--- begin ---
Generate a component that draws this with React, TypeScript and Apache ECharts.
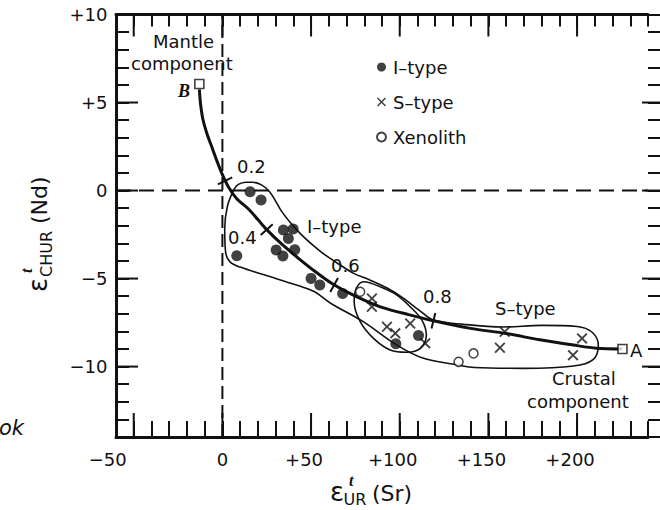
import React, { useEffect, useRef } from "react";
import * as echarts from "echarts";

const FONT = "'DejaVu Sans', sans-serif";
const SERIF = "'Liberation Serif', 'DejaVu Serif', serif";
const INK = "#111";

// axis tick labels
const xTickLabels = [-50, 0, 50, 100, 150, 200];
const yTickLabels = [-10, -5, 0, 5, 10];
const xMajorTicks = [-50, 0, 50, 100, 150, 200];
const yMajorTicks = [-10, -5, 0, 5];

// data: [eSr, eNd]
const iType: number[][] = [
  [15.6, -0.07], [21.8, -0.54], [8.1, -3.7], [34.4, -2.24], [39.9, -2.18],
  [37.2, -2.72], [30.3, -3.38], [34.1, -3.72], [40.8, -3.36], [50, -4.99],
  [54.9, -5.37], [67.8, -5.85], [110.6, -8.24], [97.8, -8.7],
];
const sType: number[][] = [
  [84.3, -6.13], [84.3, -6.6], [92.8, -7.74], [97.5, -8.11], [105.9, -7.55],
  [114.4, -8.68], [159.2, -8.02], [156.5, -8.93], [202.8, -8.4], [197.7, -9.35],
];
const xenolith: number[][] = [[77.7, -5.75], [133.2, -9.73], [141.6, -9.25]];
const mantleB: number[][] = [[-13, 6.05]];
const crustalA: number[][] = [[225.6, -9.0]];

// mixing hyperbola B -> A
const mixingCurve: number[][] = [
  [-13, 5.75], [-12.3, 4.9], [-11, 4.05], [-8.6, 3.2], [-5.5, 2.35], [-2.6, 1.55],
  [0, 0.9], [3.4, 0.2], [8, -0.45], [14.7, -1.05], [20, -1.65], [25, -2.22],
  [33.5, -3.05], [42.9, -3.85], [52.3, -4.6], [62, -5.3], [71, -5.8], [80.5, -6.25],
  [90.4, -6.65], [105, -7.05], [119, -7.4], [140, -7.83], [160, -8.12], [179, -8.48],
  [198, -8.78], [211, -8.96], [225.6, -9.0],
];
const mixFractions = ["0.2", "0.4", "0.6", "0.8"];
const mixTicks: number[][] = [[1.5, 0.55], [25, -2.22], [63, -5.36], [119, -7.4]];

// granite fields
const outerField: number[][] = [
  [13, 0.47], [17, 0.47], [22, 0.32], [26.5, -0.05], [30, -0.6], [33.5, -1.2],
  [39, -1.9], [44.8, -2.53], [51, -3.1], [57.9, -3.66], [66, -4.2], [73.8, -4.69],
  [83.4, -5.09], [92.9, -5.54], [102, -6.11], [111.6, -6.85], [119, -7.36], [136, -7.6],
  [158, -7.75], [180, -7.66], [200, -7.72], [208.5, -8.05], [212, -8.8], [209, -9.6],
  [198, -9.97], [170, -10.1], [142, -10.05], [133, -9.91], [113.4, -9.53], [98.4, -8.78],
  [79.4, -7.45], [61, -6.4], [52, -5.75], [42.7, -5.4], [24, -4.8], [10, -4.35],
  [4.3, -4.05], [1.8, -3.5], [1.3, -2.2], [2.8, -0.9], [6.5, 0.05], [9, 0.35], [13, 0.47],
];
const innerField: number[][] = [
  [89, -5.47], [98.4, -5.94], [105.9, -6.6], [112.5, -7.36], [115, -8.21], [111.6, -8.97],
  [104.1, -9.19], [94.6, -9.06], [85.2, -8.4], [77.7, -7.45], [74.3, -6.32], [75.5, -5.56],
  [79.6, -5.18], [89, -5.47],
];
const zeroVertical: number[][] = [[0, -14], [0, 10]];
const zeroHorizontal: number[][] = [[-60, 0], [240, 0]];

const CROSS = "path://M0,1.2L1.2,0L5,3.8L8.8,0L10,1.2L6.2,5L10,8.8L8.8,10L5,6.2L1.2,10L0,8.8L3.8,5Z";

function txt(text: string, left: number, baseline: number, size: number, extra: any = {}) {
  return {
    type: "text",
    x: left,
    y: baseline - 0.35 * size,
    silent: true,
    style: {
      text,
      fontSize: size,
      fontFamily: extra.fontFamily || FONT,
      fontStyle: extra.fontStyle || "normal",
      fontWeight: extra.fontWeight || "normal",
      fill: INK,
      align: extra.align || "left",
      textAlign: extra.align || "left",
      verticalAlign: "middle",
      textVerticalAlign: "middle",
      backgroundColor: extra.backgroundColor,
      padding: extra.padding,
    },
  };
}

export default function App() {
  const ref = useRef<HTMLDivElement>(null);
  useEffect(() => {
    if (!ref.current) return;
    const chart = echarts.init(ref.current, undefined, { renderer: "svg" });
    const tickStyle = { color: INK, width: 2 };
    const option: any = {
      animation: false,
      backgroundColor: "#fff",
      grid: { left: 116, right: 12, top: 14.5, bottom: 73, containLabel: false },
      legend: {
        left: 376,
        top: 58,
        orient: "vertical",
        padding: 0,
        itemGap: 17,
        itemWidth: 9,
        itemHeight: 9,
        selectedMode: false,
        data: ["I–type", "S–type", "Xenolith"],
        textStyle: { fontSize: 18, fontFamily: FONT, color: INK, padding: [0, 0, 0, 2] },
      },
      xAxis: [
        {
          type: "value", min: -60, max: 240, interval: 10, position: "bottom",
          splitLine: { show: false },
          axisLine: { show: true, onZero: false, lineStyle: { color: INK, width: 3 } },
          axisTick: { show: true, inside: true, length: 16, lineStyle: tickStyle },
          axisLabel: {
            show: true,
            customValues: xTickLabels,
            margin: 13,
            fontSize: 18,
            fontFamily: FONT,
            color: INK,
            formatter: (v: number) => (v > 0 ? `+${v}{s| }` : v < 0 ? `−${-v}{w| }` : `${v}`),
            rich: { s: { width: 14, fontSize: 18 }, w: { width: 52, fontSize: 18 } },
          },
        },
        {
          type: "value", min: -60, max: 240, interval: 10, position: "top",
          splitLine: { show: false },
          axisLine: { show: true, onZero: false, lineStyle: { color: INK, width: 3 } },
          axisTick: { show: true, inside: true, length: 12, lineStyle: tickStyle },
          axisLabel: { show: false },
        },
      ],
      yAxis: [
        {
          type: "value", min: -14, max: 10, interval: 1, position: "left",
          splitLine: { show: false },
          axisLine: { show: true, onZero: false, lineStyle: { color: INK, width: 3 } },
          axisTick: { show: true, inside: true, length: 13, lineStyle: tickStyle },
          axisLabel: {
            show: true,
            customValues: yTickLabels,
            margin: 8.5,
            fontSize: 18,
            fontFamily: FONT,
            color: INK,
            formatter: (v: number) => (v > 0 ? `+${v}` : v < 0 ? `−${-v}` : `${v}`),
          },
        },
        {
          type: "value", min: -14, max: 10, interval: 1, position: "right",
          splitLine: { show: false },
          axisLine: { show: false, onZero: false },
          axisTick: { show: true, inside: false, length: 12, lineStyle: tickStyle },
          axisLabel: { show: false },
        },
      ],
      series: [
        {
          name: "zeroV", type: "line", data: zeroVertical, symbol: "none", silent: true, z: 1,
          lineStyle: { color: INK, width: 2, type: [13, 6] },
        },
        {
          name: "zeroH", type: "line", data: zeroHorizontal, symbol: "none", silent: true, z: 1,
          lineStyle: { color: INK, width: 2, type: [15, 8] },
        },
        {
          name: "majorX", type: "custom", data: xMajorTicks.map((v) => [v, 0]), silent: true, z: 6, clip: false,
          renderItem: (params: any, api: any) => {
            const cs = params.coordSys;
            const px = api.coord([api.value(0), 0])[0];
            const bottom = cs.y + cs.height;
            const top = cs.y;
            return {
              type: "group",
              children: [
                { type: "line", shape: { x1: px, y1: bottom, x2: px, y2: bottom - 24 }, style: { stroke: INK, lineWidth: 2 } },
                { type: "line", shape: { x1: px, y1: top, x2: px, y2: top + 22 }, style: { stroke: INK, lineWidth: 2 } },
              ],
            };
          },
        },
        {
          name: "majorY", type: "custom", data: yMajorTicks.map((v) => [-60, v]), silent: true, z: 6, clip: false,
          renderItem: (params: any, api: any) => {
            const cs = params.coordSys;
            const py = api.coord([-60, api.value(1)])[1];
            const left = cs.x;
            const right = cs.x + cs.width;
            return {
              type: "group",
              children: [
                { type: "line", shape: { x1: left, y1: py, x2: left + 22, y2: py }, style: { stroke: INK, lineWidth: 2 } },
                { type: "line", shape: { x1: right - 6, y1: py, x2: right + 12, y2: py }, style: { stroke: INK, lineWidth: 2 } },
              ],
            };
          },
        },
        {
          name: "outer", type: "line", data: outerField, symbol: "none", smooth: 0.35, silent: true, z: 2,
          lineStyle: { color: INK, width: 1.6 },
        },
        {
          name: "inner", type: "line", data: innerField, symbol: "none", smooth: 0.35, silent: true, z: 2,
          lineStyle: { color: INK, width: 1.6 },
        },
        {
          name: "mixing", type: "line", data: mixingCurve, symbol: "none", smooth: 0.3, silent: true, z: 3,
          lineStyle: { color: INK, width: 3 },
        },
        {
          name: "mixTicks", type: "custom", data: mixTicks, silent: true, z: 4,
          renderItem: (_params: any, api: any) => {
            const x = api.value(0) as number;
            const y = api.value(1) as number;
            const p = api.coord([x, y]);
            let i = 0;
            while (i < mixingCurve.length - 2 && mixingCurve[i + 1][0] < x) i++;
            const a = api.coord(mixingCurve[i]);
            const b = api.coord(mixingCurve[i + 1]);
            let tx = b[0] - a[0];
            let ty = b[1] - a[1];
            const len = Math.hypot(tx, ty) || 1;
            tx /= len; ty /= len;
            const nx = -ty, ny = tx, L = 8;
            return {
              type: "line",
              shape: { x1: p[0] - nx * L, y1: p[1] - ny * L, x2: p[0] + nx * L, y2: p[1] + ny * L },
              style: { stroke: INK, lineWidth: 2 },
            };
          },
        },
        {
          name: "I–type", type: "scatter", data: iType, symbol: "circle", symbolSize: 11, z: 5,
          itemStyle: { color: INK },
        },
        {
          name: "S–type", type: "scatter", data: sType, symbol: CROSS, symbolSize: 11, z: 5,
          itemStyle: { color: INK },
        },
        {
          name: "Xenolith", type: "scatter", data: xenolith, symbol: "circle", symbolSize: 9, z: 5,
          itemStyle: { color: "#fff", borderColor: INK, borderWidth: 1.5 },
        },
        {
          name: "endB", type: "scatter", data: mantleB, symbol: "rect", symbolSize: 9, z: 5,
          itemStyle: { color: "#fff", borderColor: INK, borderWidth: 1.6 },
        },
        {
          name: "endA", type: "scatter", data: crustalA, symbol: "rect", symbolSize: 9, z: 5,
          itemStyle: { color: "#fff", borderColor: INK, borderWidth: 1.6 },
        },
      ],
      graphic: [
        txt("Mantle", 153, 48, 18),
        txt("component", 131, 70, 18),
        txt("B", 178, 97, 18, { fontFamily: SERIF, fontStyle: "italic", fontWeight: "bold" }),
        txt("I–type", 307, 233, 18),
        txt(mixFractions[0], 237, 173, 18),
        txt(mixFractions[1], 228, 244, 18),
        txt(mixFractions[2], 330, 272, 18, { backgroundColor: "#fff", padding: [0, 1, 0, 1] }),
        txt(mixFractions[3], 423, 303, 18),
        txt("S–type", 495, 315, 18),
        txt("Crustal", 552, 385, 18),
        txt("component", 527, 408, 18),
        txt("A", 630, 357, 18),
        txt("ok", -1, 435, 21, { fontStyle: "italic" }),
        // x-axis title
        txt("ε", 330, 501, 26),
        txt("t", 349, 486, 16, { fontFamily: SERIF, fontStyle: "italic", fontWeight: "bold" }),
        txt("UR", 343.5, 505, 16),
        txt("(Sr)", 372, 501, 22),
        // y-axis title
        {
          type: "group",
          x: 47,
          y: 292,
          rotation: Math.PI / 2,
          children: [
            txt("ε", 0, 0, 26),
            txt("t", 19, -15, 16, { fontFamily: SERIF, fontStyle: "italic", fontWeight: "bold" }),
            txt("CHUR", 15, 5, 16),
            txt("(Nd)", 68, 0, 22),
          ],
        },
      ],
    };
    chart.setOption(option);
    return () => chart.dispose();
  }, []);
  return (
    <div
      ref={ref}
      style={{ position: "fixed", left: 0, top: 0, width: 660, height: 510, background: "#fff" }}
    />
  );
}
--- end ---
#### What you have to do:
Repeat, word for word and with no pictures, only the lines running from the beginning of the data to the line that contains "import * as".

#### Solution to this task:
Generate a component that draws this with React, TypeScript and Apache ECharts.
import React, { useEffect, useRef } from "react";
import * as echarts from "echarts";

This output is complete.